Tuesday, January 4, 2011

Gregory Crewdson

Mr. Crewdson creates amazing work. 'Haunting, even. I show a video to my students every year in which he narrates and walks the viewer through the process of creation.

From an NPR article about Gregory Crewdson:

January 16, 2006
Gregory Crewdson doesn't so much take pictures as makethem. Some critics say the photographer and artist is reinventing the genre by using film techniques to stage pictures.
Crewdson's carefully constructed tableaus generate more questions than answers:
• A man sits in a garage, the door gaping open to a dark and rainy sky. A car is parked haphazardly in the rain, its headlights focused on the man. He is surrounded by lawn turf, rolls and mounds of it. Half-buried in the turf is a rake.
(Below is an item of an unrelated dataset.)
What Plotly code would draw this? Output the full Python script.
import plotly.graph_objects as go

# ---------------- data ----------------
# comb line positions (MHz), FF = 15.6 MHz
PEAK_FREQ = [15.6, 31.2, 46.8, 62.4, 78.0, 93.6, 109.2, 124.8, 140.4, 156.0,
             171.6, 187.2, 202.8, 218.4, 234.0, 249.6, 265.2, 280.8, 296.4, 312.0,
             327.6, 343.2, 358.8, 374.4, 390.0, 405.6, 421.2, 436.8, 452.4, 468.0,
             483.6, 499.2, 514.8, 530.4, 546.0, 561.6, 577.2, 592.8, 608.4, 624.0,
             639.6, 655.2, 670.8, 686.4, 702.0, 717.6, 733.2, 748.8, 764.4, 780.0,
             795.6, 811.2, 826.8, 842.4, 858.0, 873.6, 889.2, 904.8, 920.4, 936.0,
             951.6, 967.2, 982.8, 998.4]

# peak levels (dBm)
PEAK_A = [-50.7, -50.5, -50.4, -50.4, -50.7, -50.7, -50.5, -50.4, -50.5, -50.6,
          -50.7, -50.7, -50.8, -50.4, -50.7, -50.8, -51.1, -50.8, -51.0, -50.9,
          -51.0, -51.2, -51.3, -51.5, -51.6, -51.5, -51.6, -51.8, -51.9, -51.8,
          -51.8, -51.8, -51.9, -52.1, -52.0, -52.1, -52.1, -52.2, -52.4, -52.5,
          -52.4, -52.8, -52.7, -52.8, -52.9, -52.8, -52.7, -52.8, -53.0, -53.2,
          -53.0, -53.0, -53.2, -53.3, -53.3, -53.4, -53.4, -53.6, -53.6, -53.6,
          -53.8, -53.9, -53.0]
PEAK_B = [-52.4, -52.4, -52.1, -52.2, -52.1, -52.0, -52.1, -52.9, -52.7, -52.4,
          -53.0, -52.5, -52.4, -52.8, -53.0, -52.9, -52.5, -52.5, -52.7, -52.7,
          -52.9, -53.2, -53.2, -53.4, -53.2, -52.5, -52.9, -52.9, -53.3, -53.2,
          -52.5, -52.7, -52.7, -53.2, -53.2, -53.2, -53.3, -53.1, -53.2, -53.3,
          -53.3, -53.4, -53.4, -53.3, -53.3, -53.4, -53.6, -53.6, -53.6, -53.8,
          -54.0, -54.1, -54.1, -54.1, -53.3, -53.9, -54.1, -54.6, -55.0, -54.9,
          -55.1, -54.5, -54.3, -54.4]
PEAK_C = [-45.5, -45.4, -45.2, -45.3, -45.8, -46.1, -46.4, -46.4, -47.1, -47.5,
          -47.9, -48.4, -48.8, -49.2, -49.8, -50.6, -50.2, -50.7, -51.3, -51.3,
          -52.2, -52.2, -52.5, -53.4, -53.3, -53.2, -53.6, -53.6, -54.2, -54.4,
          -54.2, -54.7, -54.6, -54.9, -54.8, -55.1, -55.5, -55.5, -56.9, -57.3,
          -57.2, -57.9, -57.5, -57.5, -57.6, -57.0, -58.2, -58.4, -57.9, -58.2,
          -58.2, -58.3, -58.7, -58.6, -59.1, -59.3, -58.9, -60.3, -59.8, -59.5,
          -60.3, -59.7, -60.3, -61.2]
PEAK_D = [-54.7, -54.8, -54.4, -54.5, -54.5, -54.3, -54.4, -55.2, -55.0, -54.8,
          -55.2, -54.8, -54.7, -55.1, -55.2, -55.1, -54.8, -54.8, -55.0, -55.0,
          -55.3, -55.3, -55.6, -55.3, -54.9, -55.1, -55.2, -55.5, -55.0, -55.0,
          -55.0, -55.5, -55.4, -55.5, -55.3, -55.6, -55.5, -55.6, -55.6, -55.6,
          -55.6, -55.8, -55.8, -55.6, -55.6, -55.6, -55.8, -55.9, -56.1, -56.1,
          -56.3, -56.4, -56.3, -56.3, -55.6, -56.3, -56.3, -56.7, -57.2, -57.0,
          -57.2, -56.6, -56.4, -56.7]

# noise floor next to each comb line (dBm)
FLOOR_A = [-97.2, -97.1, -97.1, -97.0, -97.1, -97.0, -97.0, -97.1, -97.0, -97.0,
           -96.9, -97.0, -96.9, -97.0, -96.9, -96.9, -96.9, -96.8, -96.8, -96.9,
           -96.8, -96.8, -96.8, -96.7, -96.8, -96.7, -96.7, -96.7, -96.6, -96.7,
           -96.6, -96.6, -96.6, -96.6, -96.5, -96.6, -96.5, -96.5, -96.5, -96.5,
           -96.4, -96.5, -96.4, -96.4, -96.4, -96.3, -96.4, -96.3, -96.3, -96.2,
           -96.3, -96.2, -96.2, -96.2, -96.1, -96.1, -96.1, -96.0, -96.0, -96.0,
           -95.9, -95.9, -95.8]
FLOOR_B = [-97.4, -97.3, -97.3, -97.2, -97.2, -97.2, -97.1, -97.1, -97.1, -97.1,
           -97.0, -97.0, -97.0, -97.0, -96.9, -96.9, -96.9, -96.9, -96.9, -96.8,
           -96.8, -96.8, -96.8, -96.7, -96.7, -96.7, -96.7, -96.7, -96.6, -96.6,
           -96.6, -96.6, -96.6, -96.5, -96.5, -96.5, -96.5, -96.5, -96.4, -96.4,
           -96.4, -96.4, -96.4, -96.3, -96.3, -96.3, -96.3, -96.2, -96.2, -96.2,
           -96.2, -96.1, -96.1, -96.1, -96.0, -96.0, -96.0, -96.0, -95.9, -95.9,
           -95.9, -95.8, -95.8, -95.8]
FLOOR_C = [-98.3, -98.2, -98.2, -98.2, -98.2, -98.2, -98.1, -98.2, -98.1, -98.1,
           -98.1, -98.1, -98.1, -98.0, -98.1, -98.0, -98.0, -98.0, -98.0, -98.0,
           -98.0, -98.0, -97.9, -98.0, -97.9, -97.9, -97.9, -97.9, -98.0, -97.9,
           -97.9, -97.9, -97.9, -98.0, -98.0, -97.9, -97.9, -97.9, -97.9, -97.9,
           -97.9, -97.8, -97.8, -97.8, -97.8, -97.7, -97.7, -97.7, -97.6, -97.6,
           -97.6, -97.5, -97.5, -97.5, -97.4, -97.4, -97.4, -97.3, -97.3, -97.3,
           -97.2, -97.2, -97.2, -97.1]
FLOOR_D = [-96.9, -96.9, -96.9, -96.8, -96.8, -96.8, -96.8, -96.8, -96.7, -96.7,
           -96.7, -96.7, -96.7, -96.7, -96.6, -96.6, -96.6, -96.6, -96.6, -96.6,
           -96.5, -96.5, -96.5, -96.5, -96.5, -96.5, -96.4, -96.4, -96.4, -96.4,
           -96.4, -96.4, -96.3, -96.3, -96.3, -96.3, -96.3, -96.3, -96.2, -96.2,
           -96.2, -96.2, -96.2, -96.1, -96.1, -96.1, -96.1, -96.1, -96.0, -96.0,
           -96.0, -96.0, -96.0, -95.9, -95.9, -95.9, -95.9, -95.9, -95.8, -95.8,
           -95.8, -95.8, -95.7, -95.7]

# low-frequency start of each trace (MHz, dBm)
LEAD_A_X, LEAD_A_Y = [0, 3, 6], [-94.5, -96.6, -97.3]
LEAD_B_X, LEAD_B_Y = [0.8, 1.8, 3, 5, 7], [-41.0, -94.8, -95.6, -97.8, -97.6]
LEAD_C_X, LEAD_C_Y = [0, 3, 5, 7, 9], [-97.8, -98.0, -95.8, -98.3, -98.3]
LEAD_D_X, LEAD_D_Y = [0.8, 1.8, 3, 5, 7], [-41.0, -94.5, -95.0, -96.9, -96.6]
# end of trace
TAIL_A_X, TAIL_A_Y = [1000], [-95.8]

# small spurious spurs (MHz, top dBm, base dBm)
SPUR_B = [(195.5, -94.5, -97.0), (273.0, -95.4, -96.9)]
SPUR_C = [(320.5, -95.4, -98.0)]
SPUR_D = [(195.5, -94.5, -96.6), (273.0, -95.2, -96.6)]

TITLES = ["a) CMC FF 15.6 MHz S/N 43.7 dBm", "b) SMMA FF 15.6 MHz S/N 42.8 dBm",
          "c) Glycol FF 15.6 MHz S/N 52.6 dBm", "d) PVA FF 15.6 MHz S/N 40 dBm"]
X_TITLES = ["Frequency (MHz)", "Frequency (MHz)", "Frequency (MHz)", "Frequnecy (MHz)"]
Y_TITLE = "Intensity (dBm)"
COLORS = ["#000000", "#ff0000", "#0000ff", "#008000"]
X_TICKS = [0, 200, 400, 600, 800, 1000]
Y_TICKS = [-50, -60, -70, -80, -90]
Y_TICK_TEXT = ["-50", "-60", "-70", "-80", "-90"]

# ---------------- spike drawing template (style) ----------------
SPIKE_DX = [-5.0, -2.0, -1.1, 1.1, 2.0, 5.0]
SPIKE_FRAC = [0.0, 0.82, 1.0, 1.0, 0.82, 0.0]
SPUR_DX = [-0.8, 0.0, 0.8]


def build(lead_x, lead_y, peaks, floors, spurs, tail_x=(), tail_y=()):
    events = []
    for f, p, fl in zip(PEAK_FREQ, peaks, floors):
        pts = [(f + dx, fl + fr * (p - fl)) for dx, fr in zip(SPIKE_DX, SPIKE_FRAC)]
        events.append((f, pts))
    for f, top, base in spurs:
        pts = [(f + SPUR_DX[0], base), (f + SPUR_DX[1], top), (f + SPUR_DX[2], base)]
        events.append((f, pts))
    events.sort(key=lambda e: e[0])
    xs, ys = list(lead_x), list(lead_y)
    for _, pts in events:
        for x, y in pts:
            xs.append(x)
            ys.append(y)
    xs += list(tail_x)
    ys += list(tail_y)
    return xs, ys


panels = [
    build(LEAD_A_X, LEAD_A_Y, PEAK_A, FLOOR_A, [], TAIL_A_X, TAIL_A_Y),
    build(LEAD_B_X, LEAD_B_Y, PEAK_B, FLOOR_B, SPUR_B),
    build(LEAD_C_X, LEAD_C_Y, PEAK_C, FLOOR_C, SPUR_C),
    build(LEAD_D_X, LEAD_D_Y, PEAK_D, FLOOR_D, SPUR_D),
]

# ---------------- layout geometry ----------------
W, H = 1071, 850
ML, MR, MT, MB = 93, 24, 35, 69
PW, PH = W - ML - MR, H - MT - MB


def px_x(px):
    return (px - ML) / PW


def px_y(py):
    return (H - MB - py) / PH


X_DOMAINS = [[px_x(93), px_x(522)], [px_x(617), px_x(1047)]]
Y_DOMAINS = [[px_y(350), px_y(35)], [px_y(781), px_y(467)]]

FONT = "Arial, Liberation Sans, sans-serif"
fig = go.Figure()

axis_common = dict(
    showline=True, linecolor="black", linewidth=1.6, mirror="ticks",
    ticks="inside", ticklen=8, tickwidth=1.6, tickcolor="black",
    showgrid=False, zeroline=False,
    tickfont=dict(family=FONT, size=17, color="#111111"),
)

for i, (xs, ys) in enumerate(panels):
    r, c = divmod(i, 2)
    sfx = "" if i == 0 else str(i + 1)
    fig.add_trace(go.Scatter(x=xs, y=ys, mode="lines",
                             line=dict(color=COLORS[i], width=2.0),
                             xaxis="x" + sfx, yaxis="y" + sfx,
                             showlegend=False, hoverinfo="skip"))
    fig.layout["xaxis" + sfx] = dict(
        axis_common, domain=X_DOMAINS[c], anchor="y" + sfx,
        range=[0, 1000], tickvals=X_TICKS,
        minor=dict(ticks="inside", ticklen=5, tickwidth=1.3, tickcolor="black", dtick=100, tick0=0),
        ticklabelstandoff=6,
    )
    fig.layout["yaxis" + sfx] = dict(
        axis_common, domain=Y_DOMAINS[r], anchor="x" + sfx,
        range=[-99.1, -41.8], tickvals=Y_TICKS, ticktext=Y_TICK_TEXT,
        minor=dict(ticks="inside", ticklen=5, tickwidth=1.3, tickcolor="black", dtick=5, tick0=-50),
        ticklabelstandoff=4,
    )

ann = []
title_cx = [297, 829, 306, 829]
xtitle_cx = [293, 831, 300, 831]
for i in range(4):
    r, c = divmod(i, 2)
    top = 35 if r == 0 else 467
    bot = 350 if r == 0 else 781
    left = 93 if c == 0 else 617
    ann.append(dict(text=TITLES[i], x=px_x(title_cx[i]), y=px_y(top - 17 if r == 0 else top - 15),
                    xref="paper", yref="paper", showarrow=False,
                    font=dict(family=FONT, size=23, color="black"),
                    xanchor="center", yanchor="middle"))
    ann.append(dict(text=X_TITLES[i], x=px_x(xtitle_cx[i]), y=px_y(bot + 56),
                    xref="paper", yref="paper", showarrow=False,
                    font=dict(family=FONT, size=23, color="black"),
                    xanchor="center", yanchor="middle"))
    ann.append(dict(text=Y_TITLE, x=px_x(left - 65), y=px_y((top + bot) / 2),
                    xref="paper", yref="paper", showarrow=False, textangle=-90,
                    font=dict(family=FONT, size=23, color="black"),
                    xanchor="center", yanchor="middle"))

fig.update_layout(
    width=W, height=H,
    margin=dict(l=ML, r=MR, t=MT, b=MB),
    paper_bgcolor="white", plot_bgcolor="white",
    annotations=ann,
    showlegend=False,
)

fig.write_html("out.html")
His face is weary, a little sad, maybe even disconsolate.
• A woman sits in the passenger seat of a car stopped in the middle of a deserted intersection. The driver's door is open. Mist, and the half-light of the sky, suggest that it's early in the morning. Above the car, the traffic light is yellow.
It's the moment between then and now that interests Crewdson — he likes that photography limits him to choose only one moment to convey a narrative arc. Each photo is polished and technically perfect, but still somewhat undone. The viewer must imagine what comes before and after.
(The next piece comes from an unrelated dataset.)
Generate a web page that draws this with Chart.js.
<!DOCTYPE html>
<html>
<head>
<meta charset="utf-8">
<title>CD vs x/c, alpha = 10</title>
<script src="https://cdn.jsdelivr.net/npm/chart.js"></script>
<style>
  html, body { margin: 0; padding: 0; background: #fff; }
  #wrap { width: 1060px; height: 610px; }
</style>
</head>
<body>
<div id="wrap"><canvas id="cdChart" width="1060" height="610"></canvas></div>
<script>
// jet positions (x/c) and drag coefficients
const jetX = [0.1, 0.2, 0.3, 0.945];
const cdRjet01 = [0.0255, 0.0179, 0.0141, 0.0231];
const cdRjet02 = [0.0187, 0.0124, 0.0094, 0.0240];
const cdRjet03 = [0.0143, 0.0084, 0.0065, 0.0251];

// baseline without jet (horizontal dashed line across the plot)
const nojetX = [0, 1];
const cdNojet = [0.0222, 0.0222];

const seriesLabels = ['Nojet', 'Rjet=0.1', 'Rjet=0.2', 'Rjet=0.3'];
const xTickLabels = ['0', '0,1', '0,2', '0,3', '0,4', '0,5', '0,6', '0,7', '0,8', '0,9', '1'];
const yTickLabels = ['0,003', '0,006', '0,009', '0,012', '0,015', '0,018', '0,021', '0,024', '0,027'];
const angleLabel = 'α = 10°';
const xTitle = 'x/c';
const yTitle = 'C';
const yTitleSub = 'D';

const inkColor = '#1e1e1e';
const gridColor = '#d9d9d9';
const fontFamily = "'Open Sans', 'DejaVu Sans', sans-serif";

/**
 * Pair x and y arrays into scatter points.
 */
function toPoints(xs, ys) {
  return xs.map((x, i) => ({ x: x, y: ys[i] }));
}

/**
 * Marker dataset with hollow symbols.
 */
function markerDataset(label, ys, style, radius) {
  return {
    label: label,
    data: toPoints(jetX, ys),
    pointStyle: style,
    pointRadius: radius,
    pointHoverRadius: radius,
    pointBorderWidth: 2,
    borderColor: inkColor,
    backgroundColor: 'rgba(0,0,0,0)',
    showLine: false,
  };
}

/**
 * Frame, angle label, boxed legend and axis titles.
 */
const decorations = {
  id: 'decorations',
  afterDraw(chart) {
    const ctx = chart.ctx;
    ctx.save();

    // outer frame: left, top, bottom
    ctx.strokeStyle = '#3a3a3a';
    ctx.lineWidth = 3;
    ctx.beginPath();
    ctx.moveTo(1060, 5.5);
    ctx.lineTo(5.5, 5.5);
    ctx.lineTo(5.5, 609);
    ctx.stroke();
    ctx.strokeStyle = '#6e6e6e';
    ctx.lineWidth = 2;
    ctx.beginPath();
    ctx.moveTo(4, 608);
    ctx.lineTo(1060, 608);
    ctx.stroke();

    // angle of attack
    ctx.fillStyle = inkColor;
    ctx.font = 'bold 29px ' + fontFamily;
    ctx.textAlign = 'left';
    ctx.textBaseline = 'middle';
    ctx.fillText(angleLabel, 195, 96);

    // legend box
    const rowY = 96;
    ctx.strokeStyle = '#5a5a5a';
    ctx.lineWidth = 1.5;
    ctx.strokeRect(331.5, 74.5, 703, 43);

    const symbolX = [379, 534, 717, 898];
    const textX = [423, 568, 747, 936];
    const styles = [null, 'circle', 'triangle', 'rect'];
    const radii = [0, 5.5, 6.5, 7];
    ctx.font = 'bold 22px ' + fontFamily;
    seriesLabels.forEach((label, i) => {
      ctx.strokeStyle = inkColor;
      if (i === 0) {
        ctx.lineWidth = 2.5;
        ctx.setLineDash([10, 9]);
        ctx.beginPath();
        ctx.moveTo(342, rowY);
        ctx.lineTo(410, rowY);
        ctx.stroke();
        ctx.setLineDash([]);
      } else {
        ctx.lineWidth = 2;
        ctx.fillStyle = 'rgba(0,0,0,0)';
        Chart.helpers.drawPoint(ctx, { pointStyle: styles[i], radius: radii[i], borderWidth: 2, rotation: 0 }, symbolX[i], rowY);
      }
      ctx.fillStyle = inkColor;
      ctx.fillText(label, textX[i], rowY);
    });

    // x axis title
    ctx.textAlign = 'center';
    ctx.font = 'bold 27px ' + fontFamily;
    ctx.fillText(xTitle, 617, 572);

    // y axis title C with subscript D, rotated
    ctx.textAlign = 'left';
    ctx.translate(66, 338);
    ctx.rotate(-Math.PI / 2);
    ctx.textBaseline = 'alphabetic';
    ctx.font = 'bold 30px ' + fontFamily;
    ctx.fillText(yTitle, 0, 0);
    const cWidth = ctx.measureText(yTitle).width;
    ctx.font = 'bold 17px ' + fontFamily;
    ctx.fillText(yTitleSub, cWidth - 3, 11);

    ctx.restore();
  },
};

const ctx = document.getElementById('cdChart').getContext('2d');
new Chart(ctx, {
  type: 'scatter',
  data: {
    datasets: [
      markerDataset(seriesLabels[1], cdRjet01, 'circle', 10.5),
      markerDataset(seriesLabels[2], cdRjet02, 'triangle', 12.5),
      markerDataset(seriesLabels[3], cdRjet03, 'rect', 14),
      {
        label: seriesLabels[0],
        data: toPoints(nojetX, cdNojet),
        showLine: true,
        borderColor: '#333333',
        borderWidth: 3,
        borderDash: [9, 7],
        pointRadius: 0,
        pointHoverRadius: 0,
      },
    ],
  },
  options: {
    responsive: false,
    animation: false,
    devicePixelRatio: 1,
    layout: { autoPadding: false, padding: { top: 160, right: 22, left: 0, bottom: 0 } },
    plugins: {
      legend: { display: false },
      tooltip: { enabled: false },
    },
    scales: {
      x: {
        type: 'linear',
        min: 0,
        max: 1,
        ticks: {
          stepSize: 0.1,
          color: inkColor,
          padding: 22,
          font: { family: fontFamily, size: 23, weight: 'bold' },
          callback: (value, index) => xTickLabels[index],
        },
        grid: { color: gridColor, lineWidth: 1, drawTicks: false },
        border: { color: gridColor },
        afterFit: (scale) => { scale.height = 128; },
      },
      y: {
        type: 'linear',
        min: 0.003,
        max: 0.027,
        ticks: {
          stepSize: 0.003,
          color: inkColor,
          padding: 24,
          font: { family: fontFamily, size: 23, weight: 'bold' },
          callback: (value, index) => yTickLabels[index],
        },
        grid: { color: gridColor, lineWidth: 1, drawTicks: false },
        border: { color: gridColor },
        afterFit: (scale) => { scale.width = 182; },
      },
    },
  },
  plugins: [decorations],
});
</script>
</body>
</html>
Crewsdon says his pictures must first be beautiful, but that beauty is not enough. He strives to convey an underlying edge of anxiety, of isolation, of fear.
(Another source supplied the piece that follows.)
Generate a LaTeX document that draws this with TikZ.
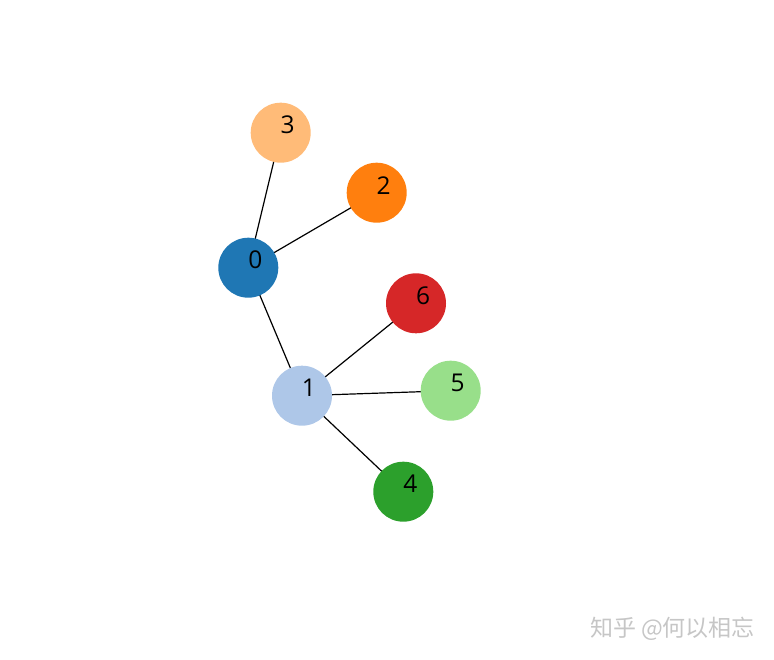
\documentclass[tikz,border=0pt]{standalone}
\usepackage{fontspec}
\setmainfont{Open Sans}
\newfontfamily\cjk{Noto Sans CJK SC}
\usetikzlibrary{backgrounds}
\definecolor{c0}{HTML}{1F77B4}
\definecolor{c1}{HTML}{AEC7E8}
\definecolor{c2}{HTML}{FF7F0E}
\definecolor{c3}{HTML}{FFBB78}
\definecolor{c4}{HTML}{2CA02C}
\definecolor{c5}{HTML}{98DF8A}
\definecolor{c6}{HTML}{D62728}
\begin{document}
\begin{tikzpicture}[x=1pt,y=-1pt,
  vtx/.style={circle,minimum size=60pt,inner sep=0pt,draw=none},
  lbl/.style={xshift=7pt,yshift=7.5pt,inner sep=0pt,font=\fontsize{24.5}{26}\selectfont,text=black},
  edge/.style={draw=black,line width=1.2pt}]
\useasboundingbox (0,0) rectangle (774,660);
\node[vtx,fill=c0,label={[lbl]center:0}] (n0) at (248.3,267.7) {};
\node[vtx,fill=c1,label={[lbl]center:1}] (n1) at (302,395.7) {};
\node[vtx,fill=c2,label={[lbl]center:2}] (n2) at (376.7,192.7) {};
\node[vtx,fill=c3,label={[lbl]center:3}] (n3) at (280.7,132.7) {};
\node[vtx,fill=c4,label={[lbl]center:4}] (n4) at (403.3,491.7) {};
\node[vtx,fill=c5,label={[lbl]center:5}] (n5) at (450.7,390.7) {};
\node[vtx,fill=c6,label={[lbl]center:6}] (n6) at (416,303.3) {};
\begin{scope}[on background layer]
\draw[edge] (n0.center) -- (n3.center);
\draw[edge] (n0.center) -- (n2.center);
\draw[edge] (n0.center) -- (n1.center);
\draw[edge] (n1.center) -- (n6.center);
\draw[edge] (n1.center) -- (n5.center);
\draw[edge] (n1.center) -- (n4.center);
\end{scope}
\node[inner sep=0pt,text=gray!45,font=\cjk\fontsize{23}{25}\selectfont] (wm) at (672.5,629) {知乎 @何以相忘};
\end{tikzpicture}
\end{document}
The 40-year old photographer works on sound stages, with set designers and lighting artists culled from the ranks of independent film crews. His outdoor photos are staged in ordinary-looking places, often rural Massachusetts towns like Pittsfield and Lee. He's been working in these small New England towns for 20 years.
The images, he says, come to him while swimming. He teaches at Yale University, and has a studio in New York; in the city, he swims in a pool. But Crewdson says he prefers to swim outside, in lakes and rivers. The world beyond the shore, he says, offers very little time for imagination, to get lost in unconscious thoughts — he finds that time in the water.